Filters

Taff Vale 1911 Coach Arrives

23rd February, 2026 by Simon Bending

Taff Vale
William Carr

Taff Vale Railway 3rd Brake No. 203

In 1911, on the Taff Vale Railway a serious accident took place near Abercynon. It was known as the Coke Ovens accident and involved a passenger train and a goods train colliding.

Two of the carriages in that train, numbers 203 and 266 were recovered, with the bodies partially destroyed. Their chassis, however, were salvageable and were sent to two different manufacturers for replacement bodies to be added. No. 203 emerged from Gloucester Railway Carriage & Wagon works in 1912, as the prototype for the new high roof style of coaches of the TVR.

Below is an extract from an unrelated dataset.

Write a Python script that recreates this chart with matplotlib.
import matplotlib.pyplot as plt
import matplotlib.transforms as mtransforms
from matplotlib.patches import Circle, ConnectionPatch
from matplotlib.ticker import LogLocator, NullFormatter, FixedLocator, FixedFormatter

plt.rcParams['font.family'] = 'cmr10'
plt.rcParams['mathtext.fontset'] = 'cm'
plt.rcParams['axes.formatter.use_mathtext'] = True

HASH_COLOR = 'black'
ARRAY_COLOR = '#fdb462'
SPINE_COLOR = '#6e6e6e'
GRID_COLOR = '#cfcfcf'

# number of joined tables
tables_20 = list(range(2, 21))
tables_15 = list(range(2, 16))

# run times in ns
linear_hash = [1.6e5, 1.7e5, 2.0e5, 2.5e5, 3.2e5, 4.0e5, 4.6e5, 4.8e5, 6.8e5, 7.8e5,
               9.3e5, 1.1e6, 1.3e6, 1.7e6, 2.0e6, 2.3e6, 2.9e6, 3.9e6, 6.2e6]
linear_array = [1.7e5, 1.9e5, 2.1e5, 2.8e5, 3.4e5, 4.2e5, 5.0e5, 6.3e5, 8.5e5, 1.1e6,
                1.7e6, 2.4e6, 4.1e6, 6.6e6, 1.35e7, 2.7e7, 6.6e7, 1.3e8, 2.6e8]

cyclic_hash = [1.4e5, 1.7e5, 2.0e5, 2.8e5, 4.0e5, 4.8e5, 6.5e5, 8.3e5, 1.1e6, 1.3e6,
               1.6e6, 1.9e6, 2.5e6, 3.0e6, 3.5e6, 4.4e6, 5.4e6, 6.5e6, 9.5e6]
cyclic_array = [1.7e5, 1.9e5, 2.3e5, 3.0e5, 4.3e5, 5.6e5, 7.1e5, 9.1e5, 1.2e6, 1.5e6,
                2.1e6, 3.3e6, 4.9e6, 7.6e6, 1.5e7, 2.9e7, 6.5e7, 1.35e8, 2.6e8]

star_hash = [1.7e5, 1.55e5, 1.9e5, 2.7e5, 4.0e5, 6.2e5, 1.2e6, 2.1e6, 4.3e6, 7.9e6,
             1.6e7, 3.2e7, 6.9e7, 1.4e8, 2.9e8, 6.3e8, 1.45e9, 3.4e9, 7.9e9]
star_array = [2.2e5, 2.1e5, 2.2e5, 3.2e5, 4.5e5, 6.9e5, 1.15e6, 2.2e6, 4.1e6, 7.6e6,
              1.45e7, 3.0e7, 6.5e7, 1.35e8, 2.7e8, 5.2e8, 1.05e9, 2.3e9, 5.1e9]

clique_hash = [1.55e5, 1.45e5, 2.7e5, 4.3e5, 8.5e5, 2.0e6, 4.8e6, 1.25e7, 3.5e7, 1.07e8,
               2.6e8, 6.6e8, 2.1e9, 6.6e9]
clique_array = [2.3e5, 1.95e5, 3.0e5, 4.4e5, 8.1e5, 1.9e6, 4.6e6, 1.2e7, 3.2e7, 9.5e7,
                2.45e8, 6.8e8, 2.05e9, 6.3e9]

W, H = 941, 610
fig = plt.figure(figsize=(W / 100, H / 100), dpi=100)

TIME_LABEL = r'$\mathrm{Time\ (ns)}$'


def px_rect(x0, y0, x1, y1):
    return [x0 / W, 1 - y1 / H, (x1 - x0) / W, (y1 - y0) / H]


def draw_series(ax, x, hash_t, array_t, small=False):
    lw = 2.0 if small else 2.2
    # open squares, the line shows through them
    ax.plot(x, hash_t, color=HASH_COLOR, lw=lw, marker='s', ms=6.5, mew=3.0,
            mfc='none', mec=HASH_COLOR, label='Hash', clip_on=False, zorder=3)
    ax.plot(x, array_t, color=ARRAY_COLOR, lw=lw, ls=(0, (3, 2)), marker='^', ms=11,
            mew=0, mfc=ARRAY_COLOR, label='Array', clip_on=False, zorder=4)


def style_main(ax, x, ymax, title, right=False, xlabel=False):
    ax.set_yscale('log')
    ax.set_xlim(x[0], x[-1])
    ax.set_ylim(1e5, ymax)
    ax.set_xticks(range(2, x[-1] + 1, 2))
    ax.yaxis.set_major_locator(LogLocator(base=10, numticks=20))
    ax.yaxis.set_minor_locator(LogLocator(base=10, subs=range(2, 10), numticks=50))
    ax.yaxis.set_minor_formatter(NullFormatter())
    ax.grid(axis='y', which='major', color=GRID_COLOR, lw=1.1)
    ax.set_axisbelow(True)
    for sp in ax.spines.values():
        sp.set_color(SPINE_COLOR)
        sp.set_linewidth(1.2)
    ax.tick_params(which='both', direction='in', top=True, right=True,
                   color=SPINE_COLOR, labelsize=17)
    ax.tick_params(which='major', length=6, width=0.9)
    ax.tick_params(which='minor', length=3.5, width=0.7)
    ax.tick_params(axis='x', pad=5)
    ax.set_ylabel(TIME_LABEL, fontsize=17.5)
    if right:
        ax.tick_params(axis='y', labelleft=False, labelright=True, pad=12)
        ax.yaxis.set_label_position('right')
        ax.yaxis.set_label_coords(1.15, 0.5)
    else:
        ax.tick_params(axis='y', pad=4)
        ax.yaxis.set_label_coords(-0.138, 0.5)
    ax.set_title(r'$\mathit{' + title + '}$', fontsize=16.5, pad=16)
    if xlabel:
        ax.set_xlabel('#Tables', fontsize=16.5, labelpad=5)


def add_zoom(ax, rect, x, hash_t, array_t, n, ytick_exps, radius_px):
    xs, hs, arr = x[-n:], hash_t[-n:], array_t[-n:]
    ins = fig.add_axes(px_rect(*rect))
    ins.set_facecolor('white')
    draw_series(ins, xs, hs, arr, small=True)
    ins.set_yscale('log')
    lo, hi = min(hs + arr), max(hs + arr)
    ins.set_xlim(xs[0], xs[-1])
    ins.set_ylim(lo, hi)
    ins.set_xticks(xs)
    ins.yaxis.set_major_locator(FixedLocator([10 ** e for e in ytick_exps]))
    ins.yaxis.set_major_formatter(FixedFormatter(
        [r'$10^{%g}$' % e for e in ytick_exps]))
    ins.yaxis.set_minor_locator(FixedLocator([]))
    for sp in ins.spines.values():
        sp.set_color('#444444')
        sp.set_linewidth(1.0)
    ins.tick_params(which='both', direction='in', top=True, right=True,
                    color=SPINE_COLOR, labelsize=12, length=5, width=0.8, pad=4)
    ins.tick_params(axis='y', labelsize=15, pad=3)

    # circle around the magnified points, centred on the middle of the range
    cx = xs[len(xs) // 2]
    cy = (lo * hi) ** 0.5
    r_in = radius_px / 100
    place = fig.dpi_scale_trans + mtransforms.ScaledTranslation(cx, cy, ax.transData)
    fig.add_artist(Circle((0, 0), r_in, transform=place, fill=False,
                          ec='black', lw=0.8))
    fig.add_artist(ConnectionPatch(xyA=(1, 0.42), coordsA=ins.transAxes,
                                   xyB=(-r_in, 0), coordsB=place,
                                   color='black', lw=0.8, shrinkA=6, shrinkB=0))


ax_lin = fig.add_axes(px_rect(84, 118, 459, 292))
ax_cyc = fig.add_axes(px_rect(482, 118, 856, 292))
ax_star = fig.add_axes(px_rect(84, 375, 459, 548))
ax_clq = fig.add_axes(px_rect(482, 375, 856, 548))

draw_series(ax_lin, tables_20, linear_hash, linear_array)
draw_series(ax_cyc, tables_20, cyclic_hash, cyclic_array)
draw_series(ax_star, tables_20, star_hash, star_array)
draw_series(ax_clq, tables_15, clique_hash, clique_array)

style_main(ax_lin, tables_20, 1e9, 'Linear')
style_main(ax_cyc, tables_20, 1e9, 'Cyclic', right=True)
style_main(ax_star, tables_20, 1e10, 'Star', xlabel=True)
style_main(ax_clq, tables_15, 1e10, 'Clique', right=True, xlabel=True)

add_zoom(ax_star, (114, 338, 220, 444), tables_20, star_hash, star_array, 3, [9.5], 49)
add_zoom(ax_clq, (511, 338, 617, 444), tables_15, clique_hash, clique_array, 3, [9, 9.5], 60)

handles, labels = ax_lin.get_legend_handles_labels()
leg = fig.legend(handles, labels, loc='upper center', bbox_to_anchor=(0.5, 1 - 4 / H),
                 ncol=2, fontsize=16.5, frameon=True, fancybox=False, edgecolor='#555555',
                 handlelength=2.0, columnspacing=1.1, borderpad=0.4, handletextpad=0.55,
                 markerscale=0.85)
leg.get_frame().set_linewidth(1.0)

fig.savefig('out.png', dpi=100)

This combination of an Edwardian body on a Victorian chassis ran in the Welsh Valleys for another 16 years, before being pensioned by the Great Western Railway, who had subsumed the TVR in 1923. The chassis was presumably scrapped. But the body was sold to become living accommodation on a small holding south of Bath. It served this purpose for many years, before being downgraded to a cattle feed store. Its resting place was beside the Limpley Stoke to Hallatrow branch line, near Combe Hay. Many of you will have seen the 1950’s film that was made on this stretch of line, ‘The Titfield Thunderbolt’ (if you haven’t, it comes highly recommended for a ‘tea and crumpets’ afternoon on a drizzly day). In this film, the passenger accommodation was cobbled together from a low wagon carrying a coach body, borrowed from the person who lived in it. We like to think that TVR 205’s body could have been the inspiration for this.

In 1973, twenty or so years after this film was made, the coach body was discovered by a group of volunteers for the Somerset & Dorset preservation site in Radstock.

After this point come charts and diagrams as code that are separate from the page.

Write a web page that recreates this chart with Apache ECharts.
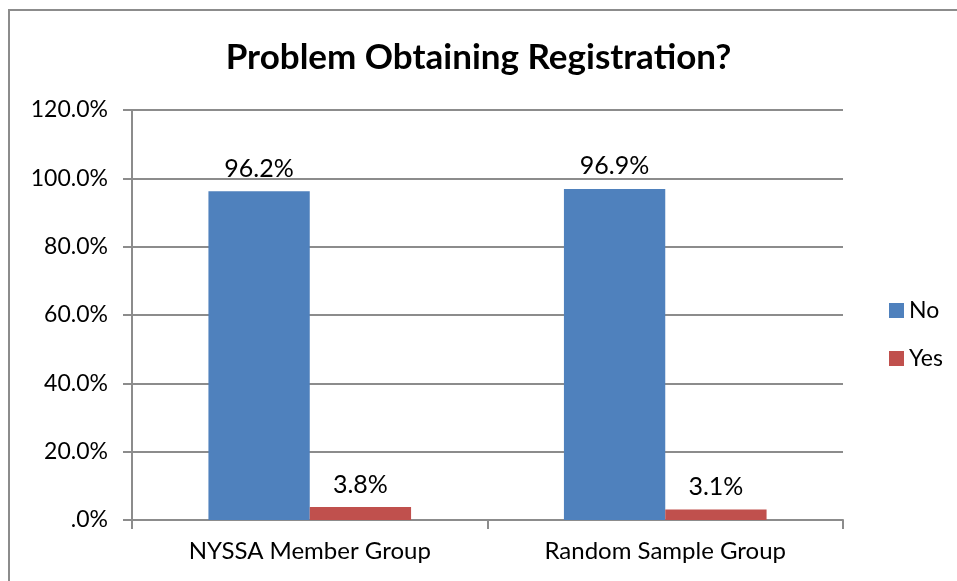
<!DOCTYPE html>
<html lang="en">
<head>
  <meta charset="UTF-8">
  <title>Problem Obtaining Registration?</title>
  <script src="https://cdn.jsdelivr.net/npm/echarts@6/dist/echarts.min.js"></script>
  <style>
    html, body { margin: 0; padding: 0; background: #fff; }
    #chart { width: 957px; height: 581px; }
  </style>
</head>
<body>
  <div id="chart"></div>
  <script type="text/javascript">
    // data
    var groups = ['NYSSA Member Group', 'Random Sample Group'];
    var noValues = [96.2, 96.9];
    var yesValues = [3.8, 3.1];
    var seriesNames = ['No', 'Yes'];

    var font = 'Lato, sans-serif';

    var myChart = echarts.init(document.getElementById('chart'));
    var option = {
      animation: false,
      textStyle: { fontFamily: font },
      title: {
        text: 'Problem Obtaining Registration?',
        left: 'center',
        top: 35,
        textStyle: { fontSize: 35, fontWeight: 'bold', color: '#000', fontFamily: font }
      },
      // outer frame
      graphic: [{
        type: 'rect',
        silent: true,
        shape: { x: 9, y: 10, width: 980, height: 620 },
        style: { fill: 'none', stroke: '#8c8c8c', lineWidth: 2 }
      }],
      legend: {
        orient: 'vertical',
        left: 884,
        top: 294,
        itemWidth: 15,
        itemHeight: 15,
        itemGap: 25,
        icon: 'rect',
        textStyle: { fontSize: 23, color: '#000', fontFamily: font },
        data: seriesNames
      },
      grid: { left: 132, right: 114, top: 110, bottom: 61 },
      xAxis: {
        type: 'category',
        data: groups,
        axisLine: { lineStyle: { color: '#8c8c8c', width: 2 } },
        axisTick: { show: true, length: 9, lineStyle: { color: '#8c8c8c', width: 2 } },
        axisLabel: { fontSize: 24, color: '#000', margin: 19 }
      },
      yAxis: {
        type: 'value',
        min: 0,
        max: 120,
        interval: 20,
        axisLine: { show: true, lineStyle: { color: '#8c8c8c', width: 2 } },
        axisTick: { show: true, length: 9, lineStyle: { color: '#8c8c8c', width: 2 } },
        splitLine: { lineStyle: { color: '#8c8c8c', width: 2 } },
        axisLabel: {
          fontSize: 23,
          color: '#000',
          margin: 24,
          formatter: function (v) {
            return v === 0 ? '.0%' : v.toFixed(1) + '%';
          }
        }
      },
      series: [
        {
          name: seriesNames[0],
          type: 'bar',
          data: noValues,
          barGap: '0%',
          barCategoryGap: '43%',
          itemStyle: { color: '#4F81BD' },
          label: {
            show: true, position: 'top', distance: 10, fontSize: 25, color: '#000',
            formatter: function (p) { return p.value.toFixed(1) + '%'; }
          }
        },
        {
          name: seriesNames[1],
          type: 'bar',
          data: yesValues,
          barGap: '0%',
          barCategoryGap: '43%',
          itemStyle: { color: '#C0504D' },
          label: {
            show: true, position: 'top', distance: 10, fontSize: 25, color: '#000',
            formatter: function (p) { return p.value.toFixed(1) + '%'; }
          }
        }
      ]
    };
    option && myChart.setOption(option);
  </script>
</body>
</html>
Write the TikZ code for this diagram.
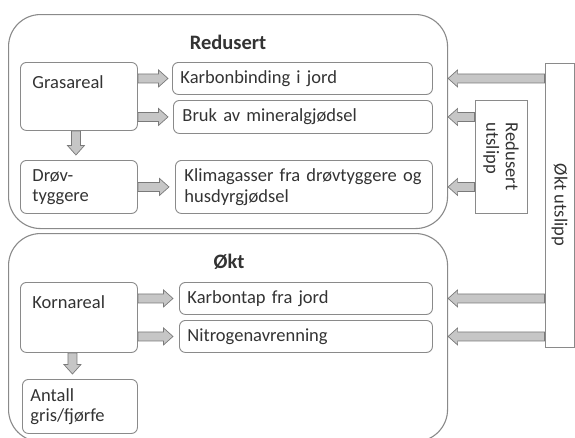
\documentclass[tikz,border=0pt]{standalone}
\usepackage{fontspec}
\setmainfont{Carlito}
\usetikzlibrary{calc}

\definecolor{boxline}{HTML}{8A8A8A}
\definecolor{txt}{HTML}{333333}
\definecolor{arrowfill}{HTML}{C6C6C6}
\definecolor{arrowline}{HTML}{7A7A7A}

\tikzset{
  panel/.style={draw=boxline, line width=1.1pt, rounded corners=32pt,
    anchor=north west, inner sep=0pt},
  cell/.style={draw=boxline, line width=0.9pt, rounded corners=6pt,
    anchor=north west, align=left, text=txt, inner ysep=0pt,
    font=\fontsize{18.5}{20.5}\selectfont},
  tall/.style={draw=boxline, line width=0.9pt, rotate=-90, inner sep=0pt,
    align=left, text=txt, font=\fontsize{18.5}{19.5}\selectfont},
  heading/.style={text=txt, font=\bfseries\fontsize{20.5}{24}\selectfont},
  % block arrow: shaft half-width 4.5pt, head half-width 8.5pt, head length 9.5pt
  fat/.style={draw=arrowline, fill=arrowfill, line width=0.7pt,
    to path={let \p1=(\tikztostart), \p2=(\tikztotarget),
      \p3=($(\p2)!9.5pt!(\p1)$) in
      ($(\p1)!4.5pt!90:(\p2)$) -- ($(\p3)!4.5pt!90:(\p2)$)
      -- ($(\p3)!8.5pt!90:(\p2)$) -- (\p2)
      -- ($(\p3)!8.5pt!-90:(\p2)$) -- ($(\p3)!4.5pt!-90:(\p2)$)
      -- ($(\p1)!4.5pt!-90:(\p2)$) -- cycle}}
}

\begin{document}
\begin{tikzpicture}[x=1pt, y=-1pt]
\useasboundingbox (0,0) rectangle (575,437);

% the two panels
\node[panel, minimum width=439, minimum height=214] (upper) at (8,14) {};
\node[panel, minimum width=439, minimum height=208] (lower) at (8,233) {};

\node[heading] (tred) at (228,42) {Redusert};
\node[heading] (tokt) at (229,262) {Økt};

% upper panel
\node[cell, inner xsep=12pt, text width=93pt, text height=20pt, text depth=36pt,
      inner ysep=6pt] (gras) at (20,62) {Grasareal};
\node[cell, inner xsep=8pt, text width=244pt, minimum height=32] (karbon) at (172,62)
      {Karbonbinding i jord};
\node[cell, inner xsep=9pt, text width=241pt, minimum height=33] (bruk) at (173,100)
      {Bruk av mineralgjødsel};
\node[cell, inner xsep=12pt, text width=93pt, minimum height=53] (droev) at (20,160)
      {Drøv-\\tyggere};
\node[cell, inner xsep=9pt, text width=239pt, minimum height=53] (klima) at (175,160)
      {Klimagasser fra drøvtyggere og\\husdyrgjødsel};

% lower panel
\node[cell, inner xsep=12pt, text width=93pt, text height=20pt, text depth=38pt,
      inner ysep=6pt] (korn) at (20,282) {Kornareal};
\node[cell, inner xsep=8pt, text width=237pt, minimum height=32] (tap) at (179,282)
      {Karbontap fra jord};
\node[cell, inner xsep=8pt, text width=237pt, minimum height=32] (nitro) at (179,320)
      {Nitrogenavrenning};
\node[cell, inner xsep=8pt, text width=99pt, minimum height=54] (antall) at (22,379)
      {Antall\\gris/fjørfe};

% emission boxes on the right
\node[tall, minimum width=113, minimum height=52] (redut) at (501,156.5)
      {Redusert\\utslipp};
\node[tall, minimum width=284, minimum height=29] (oekt) at (559.5,205)
      {Økt utslipp};

% arrows inside the panels
\draw[fat] (gras.east |- karbon.west) to ([xshift=-4pt]karbon.west);
\draw[fat] (gras.east |- bruk.west) to ([xshift=-5pt]bruk.west);
\draw[fat] ([xshift=-3pt]gras.south) to ([xshift=-3pt,yshift=5pt]droev.north);
\draw[fat] (droev.east |- klima.west) to ([xshift=-6pt]klima.west);
\draw[fat] (korn.east |- tap.west) to ([xshift=-6pt]tap.west);
\draw[fat] (korn.east |- nitro.west) to ([xshift=-6pt]nitro.west);
\draw[fat] ([xshift=-6.5pt]korn.south) to ([xshift=-7.5pt,yshift=5pt]antall.north);

% arrows from the emission boxes
\draw[fat] (oekt.south |- karbon.east) to (upper.east |- karbon.east);
\draw[fat] (redut.south |- bruk.east) to (upper.east |- bruk.east);
\draw[fat] (redut.south |- klima.east) to (upper.east |- klima.east);
\draw[fat] (oekt.south |- tap.east) to (lower.east |- tap.east);
\draw[fat] (oekt.south |- nitro.east) to (lower.east |- nitro.east);
\end{tikzpicture}
\end{document}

A plan was hatched to recover and restore this coach body. Work continued at Radstock until the project was forced to re-locate to the West Somerset Railway. Rather than move the coach there, the group, based in Bath, looked for a more easily accessible site and one was found in the goods yard of Frome Station. Following much research a suitable chassis was located at a Ministry of Defence site. A purchase was made of a Great Eastern Railway bogie coach chassis, complete with wood-centred Mansel Wheels – the type the coach would have had when complete. The chassis was rather too long for the coach, but help was at hand, as the wagon repair company, Marcroft, was still active in Radstock.

The chassis was taken to their works and was shortened accordingly. Concurrent with this, was our developing relationship with the Welsh Industrial & Maritime Museum’s director, Dr. Stuart Owen Jones. We exchanged research material and guided him to other Welsh origin coach bodies for his collection.

With the chassis complete, the body was moved once more, from Frome back to Radstock, and united with its new wheels. It was then transported over the Severn to its new home in Cardiff for further restoration. The three remaining owners were themselves undergoing life changing pressures – two were getting married and the third was moving to London. The coach was offered to and accepted by the Welsh Industrial & Maritime Museum, where it stayed for a number of years.

And then came Cardiff’s regeneration of the docks. The museum had to pack up and move almost everything into storage and that is where the coach has been ever since.

The National Museum Wales (as it is now called) have agreed to the ESR having this coach and to restore it, as they see no opportunity to do so themselves.